Push back + specific research credibility + linguistic reframe + predict the failure mode. Linguistic reframes ('committed not obsessed') get screenshotted and re-shared.

10Conditional reframe with failure mode

QT of: 'Just ship.' Reply: Ship when shipping IS the test. Don't ship when you haven't decided what success looks like. I've watched 12 teams 'just ship' into vague success criteria — all 12 wasted 6+ months iterating on the wrong thing.

Why it works

Conditional reframe + counterexample data + the specific failure mode. Tells the reader when the rule applies and when it bites. High educational density.

Common questions

Do quote tweets earn the original poster's followers?+

Sometimes. A QT that genuinely adds value (extends, contradicts politely, segments) often earns follows from the original audience because it demonstrates competence. A QT that just says 'this!' or 'so good!' adds zero signal and earns no follows. The differentiator is whether your QT teaches the reader something the original didn't.
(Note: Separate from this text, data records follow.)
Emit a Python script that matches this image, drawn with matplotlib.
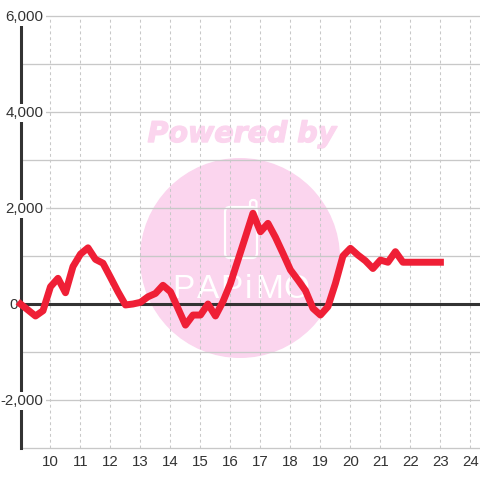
import matplotlib
matplotlib.use("Agg")
import matplotlib.pyplot as plt
import matplotlib.patheffects as pe
import numpy as np
from matplotlib.patches import Circle, FancyBboxPatch

# quarter-hour readings from 9:00 to 23:00
hours = np.arange(9, 23.01, 0.25)
values = [
    0, -125, -250, -140, 360, 535, 235, 780, 1040, 1170,
    930, 850, 555, 255, -20, 0, 35, 150, 220, 390,
    255, -90, -440, -230, -230, 0, -250, 50, 430, 915,
    1400, 1890, 1505, 1680, 1390, 1055, 710, 500, 280, -90,
    -230, -55, 430, 1000, 1160, 1020, 900, 740, 915, 870,
    1090, 870, 870, 870, 870, 870, 870,
]
x_ticks = list(range(10, 25))
y_labeled = [-2000, 0, 2000, 4000, 6000]
y_grid = list(range(-3000, 7000, 1000))
logo_letters = ["P", "A", "P", "i", "M", "O"]

fig = plt.figure(figsize=(4.8, 4.8), dpi=100)
ax = fig.add_axes([20.5 / 480, 32 / 480, 459.5 / 480, 432 / 480])
ax.set_xlim(9, 24.32)
ax.set_ylim(-3000, 6000)
for s in ax.spines.values():
    s.set_visible(False)
ax.tick_params(length=0)

# grid
ax.set_xticks(x_ticks)
ax.set_yticks(y_grid)
ax.set_yticklabels([])
ax.grid(axis="x", color="#c8c8c8", lw=0.75, ls=(0, (2.8, 2.8)), zorder=1)
ax.grid(axis="y", color="#c8c8c8", lw=0.95, zorder=1, clip_on=False)
ax.tick_params(axis="x", labelsize=10.8, labelcolor="#333333", pad=5)
for lab in ax.get_xticklabels():
    lab.set_fontfamily("Liberation Sans")

# watermark, pixel coordinates
wm = fig.add_axes([0, 0, 1, 1], zorder=0)
wm.set_xlim(0, 480)
wm.set_ylim(480, 0)
wm.axis("off")
wm.add_patch(Circle((240, 258), 100, fc="#fbd5ee", ec="none"))
wm.add_patch(FancyBboxPatch((250, 200), 6.5, 10, boxstyle="round,pad=0,rounding_size=3",
                            fc="none", ec="white", lw=1.6))
wm.add_patch(FancyBboxPatch((225, 207), 32, 51, boxstyle="round,pad=0,rounding_size=5",
                            fc="#fbd5ee", ec="white", lw=1.6))
wm.text(242, 134, "Powered by", ha="center", va="center", fontsize=20.5, weight="bold",
        style="italic", color="#fbd5ee", family="DejaVu Sans",
        path_effects=[pe.withStroke(linewidth=1, foreground="#fbd5ee")])
for letter, px in zip(logo_letters, [183, 208, 231, 248, 269, 296]):
    wm.text(px, 289, letter, ha="center", va="center", fontsize=24, color="white",
            family="Liberation Sans")
ax.set_zorder(1)
ax.patch.set_visible(False)

ax.axvline(9, color="#333333", lw=2.2, zorder=2, clip_on=False)
ax.axhline(0, color="#333333", lw=2.2, zorder=2)

for v in y_labeled:
    if v == 0:
        offset = -3
        box = None
    else:
        offset = 23
        box = dict(fc="white", ec="none", pad=1.5)
    ax.annotate(f"{v:,}", (9, v), xytext=(offset, -1), textcoords="offset pixels",
                ha="right", va="center", fontsize=10.8, color="#333333",
                family="Liberation Sans", zorder=5, annotation_clip=False, bbox=box)

ax.plot(hours, values, color="#ef1f36", lw=5, zorder=6, solid_capstyle="projecting",
        solid_joinstyle="round", clip_on=False)

fig.savefig("out.png", dpi=100)
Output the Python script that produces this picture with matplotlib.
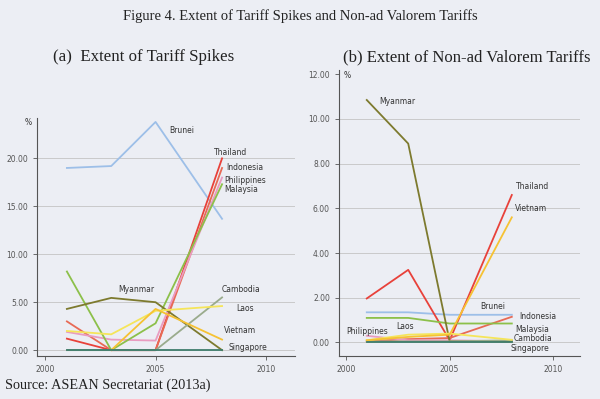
import numpy as np
import matplotlib.pyplot as plt

years = [2001, 2003, 2005, 2008]
countries = ["Brunei", "Thailand", "Indonesia", "Philippines", "Malaysia",
             "Myanmar", "Cambodia", "Laos", "Vietnam", "Singapore"]
colors = {"Brunei": "#9dbfe8", "Thailand": "#e8413a", "Indonesia": "#e86a55",
          "Philippines": "#e99cc0", "Malaysia": "#8cc04a", "Myanmar": "#7d7a2e",
          "Cambodia": "#9aab8c", "Laos": "#f5e55a", "Vietnam": "#f6c233",
          "Singapore": "#3f7d6c"}

# (a) tariff spikes, %
spikes = {
    "Brunei":      [19.0, 19.2, 23.8, 13.7],
    "Thailand":    [1.2, 0.0, 0.0, 20.0],
    "Indonesia":   [3.0, 0.0, 0.0, 19.0],
    "Philippines": [1.9, 1.1, 1.0, 18.0],
    "Malaysia":    [8.2, 0.0, 2.8, 17.3],
    "Myanmar":     [4.3, 5.45, 5.0, 0.0],
    "Cambodia":    [0.0, 0.0, 0.0, 5.5],
    "Laos":        [2.0, 1.65, 4.1, 4.6],
    "Vietnam":     [np.nan, 0.0, 4.3, 1.1],
    "Singapore":   [0.0, 0.0, 0.0, 0.0],
}
# (b) non-ad valorem tariffs, %
nav = {
    "Brunei":      [1.35, 1.35, 1.24, 1.24],
    "Thailand":    [1.97, 3.25, 0.1, 6.6],
    "Indonesia":   [0.05, 0.15, 0.2, 1.15],
    "Philippines": [0.3, 0.1, 0.1, 0.05],
    "Malaysia":    [1.1, 1.1, 0.85, 0.85],
    "Myanmar":     [10.85, 8.9, 0.05, 0.05],
    "Cambodia":    [0.05, 0.05, 0.05, 0.1],
    "Laos":        [0.1, 0.35, 0.4, 0.12],
    "Vietnam":     [0.1, 0.25, 0.35, 5.6],
    "Singapore":   [0.0, 0.0, 0.0, 0.0],
}

labels_a = {"Brunei": (2005.6, 22.9), "Thailand": (2007.65, 20.6),
            "Indonesia": (2008.2, 19.1), "Philippines": (2008.1, 17.7),
            "Malaysia": (2008.1, 16.8), "Myanmar": (2003.3, 6.35),
            "Cambodia": (2008.0, 6.35), "Laos": (2008.65, 4.3),
            "Vietnam": (2008.1, 2.0), "Singapore": (2008.3, 0.3)}
labels_b = {"Myanmar": (2001.6, 10.8), "Thailand": (2008.2, 7.0),
            "Vietnam": (2008.15, 6.0), "Brunei": (2006.5, 1.6),
            "Indonesia": (2008.35, 1.15), "Malaysia": (2008.15, 0.6),
            "Cambodia": (2008.1, 0.2), "Singapore": (2007.95, -0.28),
            "Philippines": (2000.0, 0.5), "Laos": (2002.4, 0.7)}

bg = "#eceef4"
fig = plt.figure(figsize=(6, 3.99), dpi=100, facecolor=bg)

ax1 = fig.add_axes([0.062, 0.108, 0.43, 0.596])
ax2 = fig.add_axes([0.565, 0.108, 0.402, 0.717])


def draw(ax, data, labels, yticks, ylim):
    ax.set_facecolor(bg)
    for c in countries:
        ax.plot(years, data[c], color=colors[c], lw=1.3)
    for c, (x, y) in labels.items():
        ax.text(x, y, c, fontsize=5.5, color="#333333", va="center", ha="left")
    ax.set_xlim(1999.66, 2011.3)
    ax.set_ylim(*ylim)
    ax.set_xticks([2000, 2005, 2010])
    ax.set_yticks(yticks)
    ax.set_yticklabels(["%.2f" % v for v in yticks])
    for v in yticks:
        if v < ylim[1] - 0.5:
            ax.axhline(v, color="#c4c4c4", lw=0.6, zorder=0)
    for s in ["top", "right"]:
        ax.spines[s].set_visible(False)
    for s in ["left", "bottom"]:
        ax.spines[s].set_color("#555555")
    ax.tick_params(labelsize=5.5, colors="#555555", length=3, width=0.6)


draw(ax1, spikes, labels_a, [0, 5, 10, 15, 20], (-0.6, 24.2))
ax1.text(-0.05, 0.97, "%", transform=ax1.transAxes, fontsize=5.5, color="#333333")
draw(ax2, nav, labels_b, [0, 2, 4, 6, 8, 10, 12], (-0.6, 12.2))
ax2.text(0.02, 0.97, "%", transform=ax2.transAxes, fontsize=5.5, color="#333333")

fig.text(0.5, 0.96, "Figure 4. Extent of Tariff Spikes and Non-ad Valorem Tariffs",
         ha="center", va="center", family="Liberation Serif", fontsize=10.5, color="#222222")
fig.text(0.239, 0.857, "(a)  Extent of Tariff Spikes", ha="center", va="center",
         family="Liberation Serif", fontsize=12.2, color="#222222")
fig.text(0.778, 0.857, "(b) Extent of Non-ad Valorem Tariffs", ha="center", va="center",
         family="Liberation Serif", fontsize=12, color="#222222")
fig.text(0.008, 0.035, "Source: ASEAN Secretariat (2013a)", ha="left", va="center",
         family="Liberation Serif", fontsize=10.3, color="#222222")

plt.savefig("out.png", dpi=100, facecolor=bg)
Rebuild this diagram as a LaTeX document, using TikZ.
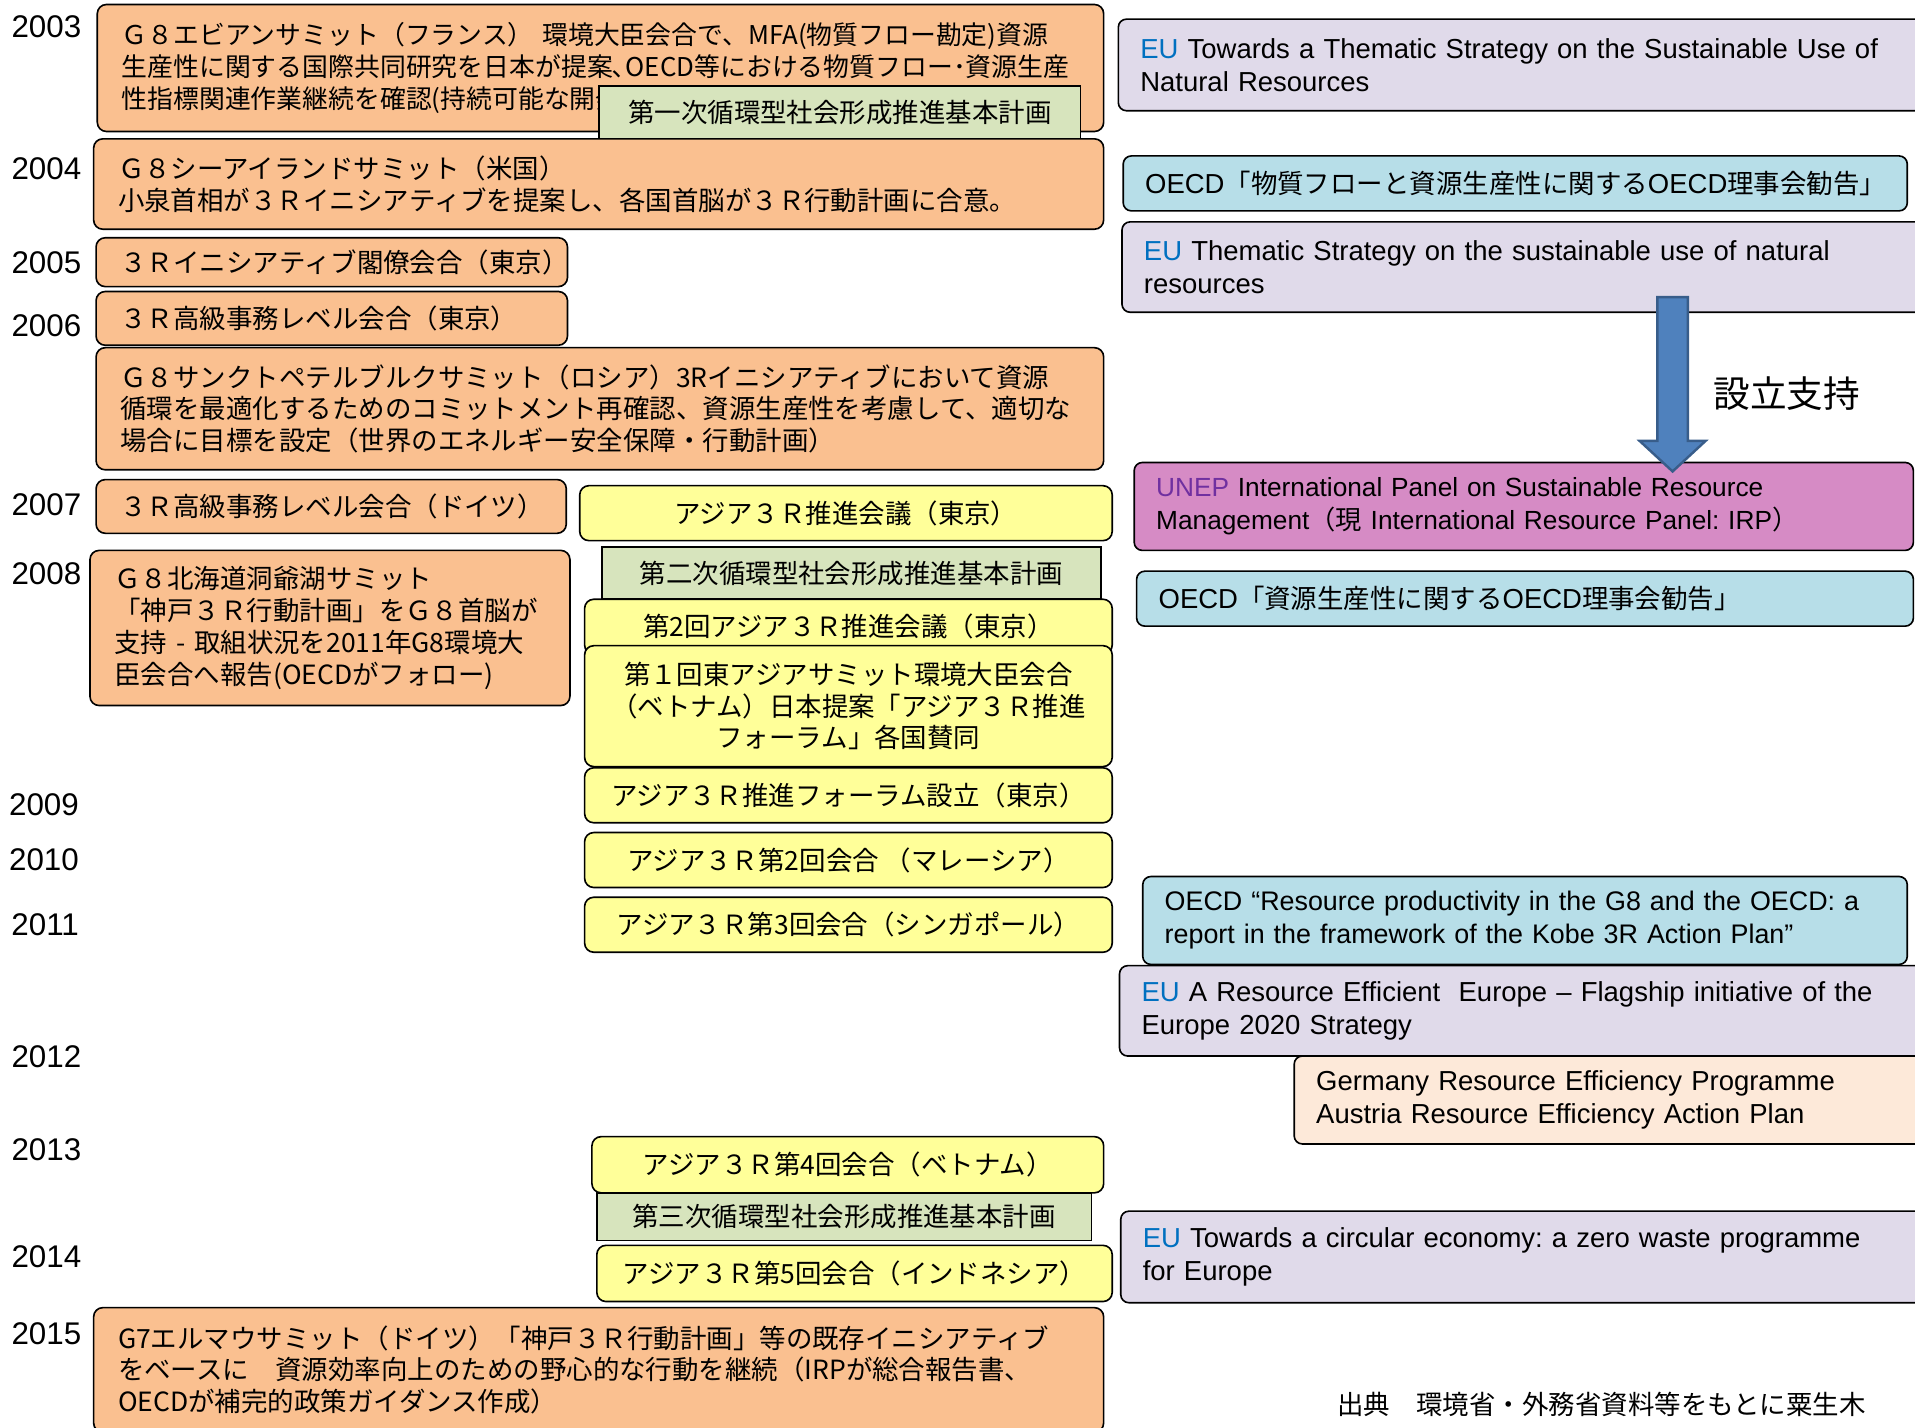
\documentclass[tikz,border=0pt]{standalone}
\usepackage{fontspec}
\setmainfont{Liberation Sans}
\newfontfamily\jp{Noto Sans CJK JP}
\usetikzlibrary{calc}
\definecolor{evtorange}{HTML}{FAC090}
\definecolor{plangreen}{HTML}{D7E4BD}
\definecolor{asiayellow}{HTML}{FFFF99}
\definecolor{eulav}{HTML}{E0DAEA}
\definecolor{oecdblue}{HTML}{B7DEE8}
\definecolor{uneppink}{HTML}{D68BC5}
\definecolor{natpeach}{HTML}{FDE9D9}
\definecolor{eublue}{HTML}{0070C0}
\definecolor{unepviolet}{HTML}{7030A0}
\definecolor{arrblue}{HTML}{4F81BD}
\definecolor{arredge}{HTML}{385D8A}
\newcommand\jptext{\jp\fontsize{13}{15.6}\selectfont}
\newcommand\entext{\frenchspacing\fontsize{13.5}{16.2}\selectfont}
\newcommand\yeartext{\fontsize{15.4}{18}\selectfont}
\newcommand\eutag{\textcolor{eublue}{EU}}

\begin{document}
\begin{tikzpicture}[x=0.6pt,y=-0.6pt,
    evt/.style={draw=black,line width=0.8pt,rounded corners=4.5pt,fill=evtorange,
      anchor=north west,inner xsep=12pt,inner ysep=0pt,align=left,font=\jptext},
    plan/.style={draw=black,line width=0.8pt,fill=plangreen,anchor=north west,
      inner sep=0pt,align=center,font=\jptext},
    asia/.style={draw=black,line width=0.8pt,rounded corners=4.5pt,fill=asiayellow,
      anchor=north west,inner sep=0pt,align=center,font=\jptext},
    intl/.style={draw=black,line width=0.8pt,rounded corners=4pt,anchor=north west,
      inner xsep=10.8pt,inner ysep=0pt,align=left,font=\entext},
    yearlbl/.style={font=\yeartext,inner sep=0pt}]
    \useasboundingbox (0,0) rectangle (1568,1169);
    \fill[white] (0,0) rectangle (1568,1169);
    \clip (0,0) rectangle (1568,1169);
    % years
    \foreach \yr/\xp/\yp in {2003/38/22,2004/38/138,2005/38/215,2006/38/267,
        2007/38/413,2008/38/470,2009/36/659,2010/36/704,2011/37/757,
        2012/38/865,2013/38/941,2014/38/1029,2015/38/1092}
      \node[yearlbl] (y\yr) at (\xp,\yp) {\yr};
    % G8 / 3R events
    \node[evt,minimum height=62.4pt,text width=470.4pt,
          font=\jp\fontsize{12.7}{15.6}\selectfont] (evian) at (79,3)
      {Ｇ８エビアンサミット（フランス） 環境大臣会合で、MFA(物質フロー勘定)資源\\
       生産性に関する国際共同研究を日本が提案､OECD等における物質フロー･資源生産\\
       性指標関連作業継続を確認(持続可能な開発};
    \node[plan,minimum width=236.4pt,minimum height=25.8pt] (plan1) at (490,70)
      {第一次循環型社会形成推進基本計画};
    \node[evt,minimum height=44.4pt,text width=472.2pt] (seaisland) at (76,113)
      {Ｇ８シーアイランドサミット（米国）\\
       小泉首相が３Ｒイニシアティブを提案し、各国首脳が３Ｒ行動計画に合意。};
    \node[evt,minimum height=24pt,text width=207.6pt] (minist) at (78,194)
      {３Ｒイニシアティブ閣僚会合（東京）};
    \node[evt,minimum height=26.4pt,text width=207.6pt] (senior1) at (78,238)
      {３Ｒ高級事務レベル会合（東京）};
    \node[evt,minimum height=60pt,text width=471pt] (stpete) at (78,284)
      {Ｇ８サンクトペテルブルクサミット（ロシア）3Rイニシアティブにおいて資源\\
       循環を最適化するためのコミットメント再確認、資源生産性を考慮して、適切な\\
       場合に目標を設定（世界のエネルギー安全保障・行動計画）};
    \node[evt,minimum height=26.4pt,text width=207pt] (senior2) at (78,392)
      {３Ｒ高級事務レベル会合（ドイツ）};
    \node[evt,minimum height=76.2pt,text width=211.8pt] (toyako) at (73,450)
      {Ｇ８北海道洞爺湖サミット\\
       「神戸３Ｒ行動計画」をＧ８首脳が\\
       支持 - 取組状況を2011年G8環境大\\
       臣会合へ報告(OECDがフォロー)};
    \node[evt,minimum height=61.2pt,text width=472.2pt] (elmau) at (76,1070)
      {G7エルマウサミット（ドイツ）「神戸３Ｒ行動計画」等の既存イニシアティブ\\
       をベースに　資源効率向上のための野心的な行動を継続（IRPが総合報告書、\\
       OECDが補完的政策ガイダンス作成）};
    % Asia 3R
    \node[asia,minimum width=261.6pt,minimum height=27pt] (asia1) at (474,397)
      {アジア３Ｒ推進会議（東京）};
    \node[plan,minimum width=245.4pt,minimum height=25.8pt] (plan2) at (492,447)
      {第二次循環型社会形成推進基本計画};
    \node[asia,minimum width=259.2pt,minimum height=27pt] (asia2) at (478,490)
      {第2回アジア３Ｒ推進会議（東京）};
    \node[asia,minimum width=259.2pt,minimum height=59.4pt] (eas) at (478,528)
      {第１回東アジアサミット環境大臣会合\\
       （ベトナム）日本提案「アジア３Ｒ推進\\
       フォーラム」各国賛同};
    \node[asia,minimum width=259.2pt,minimum height=27pt] (forum) at (478,628)
      {アジア３Ｒ推進フォーラム設立（東京）};
    \node[asia,minimum width=259.2pt,minimum height=27pt] (forum2) at (478,681)
      {アジア３Ｒ第2回会合 （マレーシア）};
    \node[asia,minimum width=259.2pt,minimum height=27pt] (forum3) at (478,734)
      {アジア３Ｒ第3回会合（シンガポール）};
    \node[asia,minimum width=251.4pt,minimum height=27.6pt] (forum4) at (484,930)
      {アジア３Ｒ第4回会合（ベトナム）};
    \node[plan,minimum width=243pt,minimum height=23.4pt] (plan3) at (488,976)
      {第三次循環型社会形成推進基本計画};
    \node[asia,minimum width=253.2pt,minimum height=27.6pt] (forum5) at (488,1019)
      {アジア３Ｒ第5回会合（インドネシア）};
    % EU / OECD / UNEP
    \node[intl,fill=eulav,minimum height=45pt,text width=377.4pt] (eu1) at (915,15)
      {\eutag{} Towards a Thematic Strategy on the Sustainable Use of\\
       Natural Resources};
    \node[intl,fill=oecdblue,minimum height=27pt,text width=363.6pt] (oecd1) at (919,127)
      {OECD{\jptext「物質フローと資源生産性に関する}OECD{\jptext 理事会勧告」}};
    \node[intl,fill=eulav,minimum height=44.4pt,text width=375.6pt] (eu2) at (918,181)
      {\eutag{} Thematic Strategy on the sustainable use of natural\\
       resources};
    \node[intl,fill=uneppink,minimum height=43.2pt,text width=361.2pt,
          font=\frenchspacing\fontsize{12.9}{16.2}\selectfont] (unep) at (928,378)
      {\textcolor{unepviolet}{UNEP} International Panel on Sustainable Resource\\
       Management{\jp\fontsize{12.9}{16.2}\selectfont （現}\ International Resource Panel: IRP{\jp\fontsize{12.9}{16.2}\selectfont ）}};
    \node[intl,fill=oecdblue,minimum height=27pt,text width=360pt] (oecd2) at (930,467)
      {OECD{\jptext「資源生産性に関する}OECD{\jptext 理事会勧告」}};
    \node[intl,fill=oecdblue,minimum height=43.2pt,text width=354pt,
          font=\frenchspacing\fontsize{13.2}{16.2}\selectfont] (oecd3) at (935,717)
      {OECD “Resource productivity in the G8 and the OECD: a\\
       report in the framework of the Kobe 3R Action Plan”};
    \node[intl,fill=eulav,minimum height=44.4pt,text width=376.8pt] (eu3) at (916,790)
      {\eutag{} A Resource Efficient~ Europe – Flagship initiative of the\\
       Europe 2020 Strategy};
    \node[intl,fill=natpeach,minimum height=43.2pt,text width=291pt] (natl) at (1059,864)
      {Germany Resource Efficiency Programme\\
       Austria Resource Efficiency Action Plan};
    \node[intl,fill=eulav,minimum height=45pt,text width=376.2pt] (eu4) at (917,991)
      {\eutag{} Towards a circular economy: a zero waste programme\\
       for Europe};
    % support arrow eu2 -> unep
    \coordinate (arrtop) at ($(eu2.south west)+(451.5,-13)$);
    \coordinate (arrtip) at ($(unep.north west)+(441.5,8)$);
    \filldraw[fill=arrblue,draw=arredge,line width=1.2pt]
      ($(arrtop)+(-12.5,0)$) -- ($(arrtip)+(-12.5,-25)$) -- ($(arrtip)+(-27,-25)$)
      -- (arrtip) -- ($(arrtip)+(27,-25)$) -- ($(arrtip)+(12.5,-25)$)
      -- ($(arrtop)+(12.5,0)$) -- cycle;
    \node[font=\jp\fontsize{18}{20}\selectfont] (support) at (1463,322) {設立支持};
    \node[font=\jptext,anchor=east,inner sep=0pt] (source) at (1528,1150)
      {出典　環境省・外務省資料等をもとに粟生木};
\end{tikzpicture}
\end{document}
Is it rude to quote tweet someone you disagree with?+

Not if you're polite and substantive. Polite contradiction with specific evidence is one of the highest-converting QT patterns — both the original audience and the disagreer's audience engage. The line: contradict the IDEA, not the person. 'Politely disagree' + reasoned argument is fine; 'this is dumb' + dismissal is not.

How long should a quote tweet comment be?+

200-260 characters. Long enough to deliver a complete thought, short enough to read in 2 seconds. The original tweet is already taking visual space; your comment needs to be punchy. Avoid maxing 280 — the visual density of QT + 280-char comment looks heavy and earns scroll-past.

When should I quote tweet vs reply?+

QT when your comment delivers value to your OWN audience (extends their understanding). Reply when your comment is mostly for the original poster's audience (correction, addition specific to their thread). QTs build your authority; replies build relationships. Both are useful, different functions.